>> start Recorded data

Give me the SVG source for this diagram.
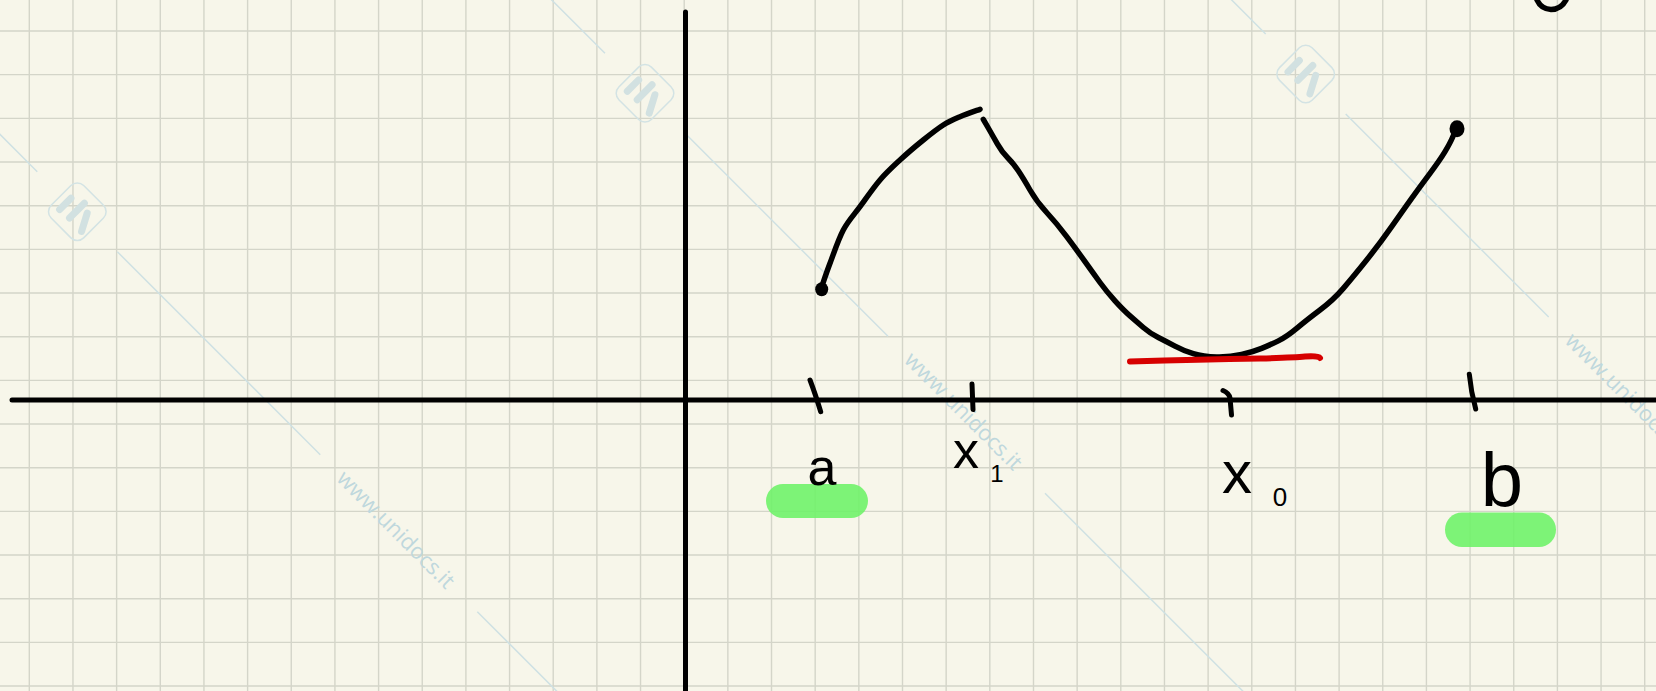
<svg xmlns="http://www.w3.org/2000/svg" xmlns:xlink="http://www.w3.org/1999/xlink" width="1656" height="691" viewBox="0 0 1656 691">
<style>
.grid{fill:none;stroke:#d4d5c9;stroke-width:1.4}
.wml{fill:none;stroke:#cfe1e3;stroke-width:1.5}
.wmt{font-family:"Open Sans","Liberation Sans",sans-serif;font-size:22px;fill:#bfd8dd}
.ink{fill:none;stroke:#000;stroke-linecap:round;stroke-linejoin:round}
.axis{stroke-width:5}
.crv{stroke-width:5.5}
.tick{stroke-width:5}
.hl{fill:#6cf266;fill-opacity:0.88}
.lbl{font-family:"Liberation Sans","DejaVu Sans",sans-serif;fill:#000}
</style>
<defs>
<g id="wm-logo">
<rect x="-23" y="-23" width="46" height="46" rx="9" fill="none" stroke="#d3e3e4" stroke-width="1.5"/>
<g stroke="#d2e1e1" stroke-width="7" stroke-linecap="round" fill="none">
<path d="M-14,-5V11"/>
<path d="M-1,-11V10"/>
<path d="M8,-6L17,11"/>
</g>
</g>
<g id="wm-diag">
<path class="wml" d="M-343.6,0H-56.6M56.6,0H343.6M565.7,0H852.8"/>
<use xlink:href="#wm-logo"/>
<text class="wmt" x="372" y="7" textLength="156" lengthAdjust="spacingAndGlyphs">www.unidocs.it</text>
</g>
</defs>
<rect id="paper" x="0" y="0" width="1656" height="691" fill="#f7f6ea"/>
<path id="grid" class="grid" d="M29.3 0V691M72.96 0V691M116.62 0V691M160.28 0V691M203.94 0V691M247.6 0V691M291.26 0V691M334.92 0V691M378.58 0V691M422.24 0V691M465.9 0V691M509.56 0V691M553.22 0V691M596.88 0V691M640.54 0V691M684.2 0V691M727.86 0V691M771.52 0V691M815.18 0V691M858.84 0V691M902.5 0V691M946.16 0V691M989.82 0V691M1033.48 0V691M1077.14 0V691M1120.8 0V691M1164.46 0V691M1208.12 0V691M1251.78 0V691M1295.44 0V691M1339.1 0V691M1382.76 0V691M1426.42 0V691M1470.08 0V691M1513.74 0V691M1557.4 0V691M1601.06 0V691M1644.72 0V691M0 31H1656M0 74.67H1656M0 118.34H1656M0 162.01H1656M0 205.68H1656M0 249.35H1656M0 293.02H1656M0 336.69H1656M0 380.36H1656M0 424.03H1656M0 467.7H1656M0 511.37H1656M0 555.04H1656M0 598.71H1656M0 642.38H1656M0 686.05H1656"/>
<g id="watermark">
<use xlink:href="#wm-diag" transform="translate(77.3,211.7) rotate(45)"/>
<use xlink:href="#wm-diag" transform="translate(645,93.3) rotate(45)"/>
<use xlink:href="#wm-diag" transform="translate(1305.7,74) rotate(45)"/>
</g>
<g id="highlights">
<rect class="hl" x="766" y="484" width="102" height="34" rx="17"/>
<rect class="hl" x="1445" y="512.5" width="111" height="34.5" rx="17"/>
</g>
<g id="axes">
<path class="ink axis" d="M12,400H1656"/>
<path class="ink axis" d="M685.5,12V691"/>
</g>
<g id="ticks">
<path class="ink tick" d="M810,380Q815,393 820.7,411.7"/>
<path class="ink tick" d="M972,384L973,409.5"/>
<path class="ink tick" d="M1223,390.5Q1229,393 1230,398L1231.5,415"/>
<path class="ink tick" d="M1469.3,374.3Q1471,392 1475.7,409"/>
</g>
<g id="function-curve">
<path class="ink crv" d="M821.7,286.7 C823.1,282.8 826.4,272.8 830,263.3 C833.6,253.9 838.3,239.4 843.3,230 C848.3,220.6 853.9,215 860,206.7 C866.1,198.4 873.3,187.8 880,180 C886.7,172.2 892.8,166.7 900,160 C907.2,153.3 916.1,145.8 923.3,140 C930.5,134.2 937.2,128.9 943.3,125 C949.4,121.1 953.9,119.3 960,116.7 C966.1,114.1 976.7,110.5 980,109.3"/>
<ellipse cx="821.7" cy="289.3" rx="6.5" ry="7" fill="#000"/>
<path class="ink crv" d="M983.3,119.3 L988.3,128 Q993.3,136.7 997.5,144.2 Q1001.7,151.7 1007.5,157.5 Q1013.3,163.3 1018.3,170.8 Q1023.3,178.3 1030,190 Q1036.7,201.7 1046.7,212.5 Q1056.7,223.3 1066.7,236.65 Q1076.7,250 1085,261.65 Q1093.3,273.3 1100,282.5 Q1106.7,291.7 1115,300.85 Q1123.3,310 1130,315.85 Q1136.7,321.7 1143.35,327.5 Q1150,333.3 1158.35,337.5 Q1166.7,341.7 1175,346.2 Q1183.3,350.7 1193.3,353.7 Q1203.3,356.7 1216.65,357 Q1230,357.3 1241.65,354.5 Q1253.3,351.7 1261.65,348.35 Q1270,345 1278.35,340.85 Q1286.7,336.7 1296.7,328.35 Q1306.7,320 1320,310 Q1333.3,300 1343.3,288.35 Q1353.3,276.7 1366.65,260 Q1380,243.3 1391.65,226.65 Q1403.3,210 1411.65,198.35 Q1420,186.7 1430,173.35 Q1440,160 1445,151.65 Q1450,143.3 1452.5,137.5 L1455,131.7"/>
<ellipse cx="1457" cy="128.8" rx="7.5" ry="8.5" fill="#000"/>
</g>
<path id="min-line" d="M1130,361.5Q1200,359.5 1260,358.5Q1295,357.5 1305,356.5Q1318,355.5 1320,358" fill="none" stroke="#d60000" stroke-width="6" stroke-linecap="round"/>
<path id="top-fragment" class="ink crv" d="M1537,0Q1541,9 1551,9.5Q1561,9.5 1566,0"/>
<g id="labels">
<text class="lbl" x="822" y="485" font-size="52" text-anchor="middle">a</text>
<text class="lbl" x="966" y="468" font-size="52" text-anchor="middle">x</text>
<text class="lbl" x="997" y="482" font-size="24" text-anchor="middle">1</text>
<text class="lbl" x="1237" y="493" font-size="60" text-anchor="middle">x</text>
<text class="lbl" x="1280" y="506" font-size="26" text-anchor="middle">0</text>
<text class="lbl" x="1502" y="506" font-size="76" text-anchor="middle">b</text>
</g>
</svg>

>> end Recorded data

- **Prompt**:
In this exercise, set down all of the data exactly, without the pictures.

- **Solution for this problem**:
Give me the SVG source for this diagram.
<svg xmlns="http://www.w3.org/2000/svg" xmlns:xlink="http://www.w3.org/1999/xlink" width="1656" height="691" viewBox="0 0 1656 691">
<style>
.grid{fill:none;stroke:#d4d5c9;stroke-width:1.4}
.wml{fill:none;stroke:#cfe1e3;stroke-width:1.5}
.wmt{font-family:"Open Sans","Liberation Sans",sans-serif;font-size:22px;fill:#bfd8dd}
.ink{fill:none;stroke:#000;stroke-linecap:round;stroke-linejoin:round}
.axis{stroke-width:5}
.crv{stroke-width:5.5}
.tick{stroke-width:5}
.hl{fill:#6cf266;fill-opacity:0.88}
.lbl{font-family:"Liberation Sans","DejaVu Sans",sans-serif;fill:#000}
</style>
<defs>
<g id="wm-logo">
<rect x="-23" y="-23" width="46" height="46" rx="9" fill="none" stroke="#d3e3e4" stroke-width="1.5"/>
<g stroke="#d2e1e1" stroke-width="7" stroke-linecap="round" fill="none">
<path d="M-14,-5V11"/>
<path d="M-1,-11V10"/>
<path d="M8,-6L17,11"/>
</g>
</g>
<g id="wm-diag">
<path class="wml" d="M-343.6,0H-56.6M56.6,0H343.6M565.7,0H852.8"/>
<use xlink:href="#wm-logo"/>
<text class="wmt" x="372" y="7" textLength="156" lengthAdjust="spacingAndGlyphs">www.unidocs.it</text>
</g>
</defs>
<rect id="paper" x="0" y="0" width="1656" height="691" fill="#f7f6ea"/>
<path id="grid" class="grid" d="M29.3 0V691M72.96 0V691M116.62 0V691M160.28 0V691M203.94 0V691M247.6 0V691M291.26 0V691M334.92 0V691M378.58 0V691M422.24 0V691M465.9 0V691M509.56 0V691M553.22 0V691M596.88 0V691M640.54 0V691M684.2 0V691M727.86 0V691M771.52 0V691M815.18 0V691M858.84 0V691M902.5 0V691M946.16 0V691M989.82 0V691M1033.48 0V691M1077.14 0V691M1120.8 0V691M1164.46 0V691M1208.12 0V691M1251.78 0V691M1295.44 0V691M1339.1 0V691M1382.76 0V691M1426.42 0V691M1470.08 0V691M1513.74 0V691M1557.4 0V691M1601.06 0V691M1644.72 0V691M0 31H1656M0 74.67H1656M0 118.34H1656M0 162.01H1656M0 205.68H1656M0 249.35H1656M0 293.02H1656M0 336.69H1656M0 380.36H1656M0 424.03H1656M0 467.7H1656M0 511.37H1656M0 555.04H1656M0 598.71H1656M0 642.38H1656M0 686.05H1656"/>
<g id="watermark">
<use xlink:href="#wm-diag" transform="translate(77.3,211.7) rotate(45)"/>
<use xlink:href="#wm-diag" transform="translate(645,93.3) rotate(45)"/>
<use xlink:href="#wm-diag" transform="translate(1305.7,74) rotate(45)"/>
</g>
<g id="highlights">
<rect class="hl" x="766" y="484" width="102" height="34" rx="17"/>
<rect class="hl" x="1445" y="512.5" width="111" height="34.5" rx="17"/>
</g>
<g id="axes">
<path class="ink axis" d="M12,400H1656"/>
<path class="ink axis" d="M685.5,12V691"/>
</g>
<g id="ticks">
<path class="ink tick" d="M810,380Q815,393 820.7,411.7"/>
<path class="ink tick" d="M972,384L973,409.5"/>
<path class="ink tick" d="M1223,390.5Q1229,393 1230,398L1231.5,415"/>
<path class="ink tick" d="M1469.3,374.3Q1471,392 1475.7,409"/>
</g>
<g id="function-curve">
<path class="ink crv" d="M821.7,286.7 C823.1,282.8 826.4,272.8 830,263.3 C833.6,253.9 838.3,239.4 843.3,230 C848.3,220.6 853.9,215 860,206.7 C866.1,198.4 873.3,187.8 880,180 C886.7,172.2 892.8,166.7 900,160 C907.2,153.3 916.1,145.8 923.3,140 C930.5,134.2 937.2,128.9 943.3,125 C949.4,121.1 953.9,119.3 960,116.7 C966.1,114.1 976.7,110.5 980,109.3"/>
<ellipse cx="821.7" cy="289.3" rx="6.5" ry="7" fill="#000"/>
<path class="ink crv" d="M983.3,119.3 L988.3,128 Q993.3,136.7 997.5,144.2 Q1001.7,151.7 1007.5,157.5 Q1013.3,163.3 1018.3,170.8 Q1023.3,178.3 1030,190 Q1036.7,201.7 1046.7,212.5 Q1056.7,223.3 1066.7,236.65 Q1076.7,250 1085,261.65 Q1093.3,273.3 1100,282.5 Q1106.7,291.7 1115,300.85 Q1123.3,310 1130,315.85 Q1136.7,321.7 1143.35,327.5 Q1150,333.3 1158.35,337.5 Q1166.7,341.7 1175,346.2 Q1183.3,350.7 1193.3,353.7 Q1203.3,356.7 1216.65,357 Q1230,357.3 1241.65,354.5 Q1253.3,351.7 1261.65,348.35 Q1270,345 1278.35,340.85 Q1286.7,336.7 1296.7,328.35 Q1306.7,320 1320,310 Q1333.3,300 1343.3,288.35 Q1353.3,276.7 1366.65,260 Q1380,243.3 1391.65,226.65 Q1403.3,210 1411.65,198.35 Q1420,186.7 1430,173.35 Q1440,160 1445,151.65 Q1450,143.3 1452.5,137.5 L1455,131.7"/>
<ellipse cx="1457" cy="128.8" rx="7.5" ry="8.5" fill="#000"/>
</g>
<path id="min-line" d="M1130,361.5Q1200,359.5 1260,358.5Q1295,357.5 1305,356.5Q1318,355.5 1320,358" fill="none" stroke="#d60000" stroke-width="6" stroke-linecap="round"/>
<path id="top-fragment" class="ink crv" d="M1537,0Q1541,9 1551,9.5Q1561,9.5 1566,0"/>
<g id="labels">
<text class="lbl" x="822" y="485" font-size="52" text-anchor="middle">a</text>
<text class="lbl" x="966" y="468" font-size="52" text-anchor="middle">x</text>
<text class="lbl" x="997" y="482" font-size="24" text-anchor="middle">1</text>
<text class="lbl" x="1237" y="493" font-size="60" text-anchor="middle">x</text>
<text class="lbl" x="1280" y="506" font-size="26" text-anchor="middle">0</text>
<text class="lbl" x="1502" y="506" font-size="76" text-anchor="middle">b</text>
</g>
</svg>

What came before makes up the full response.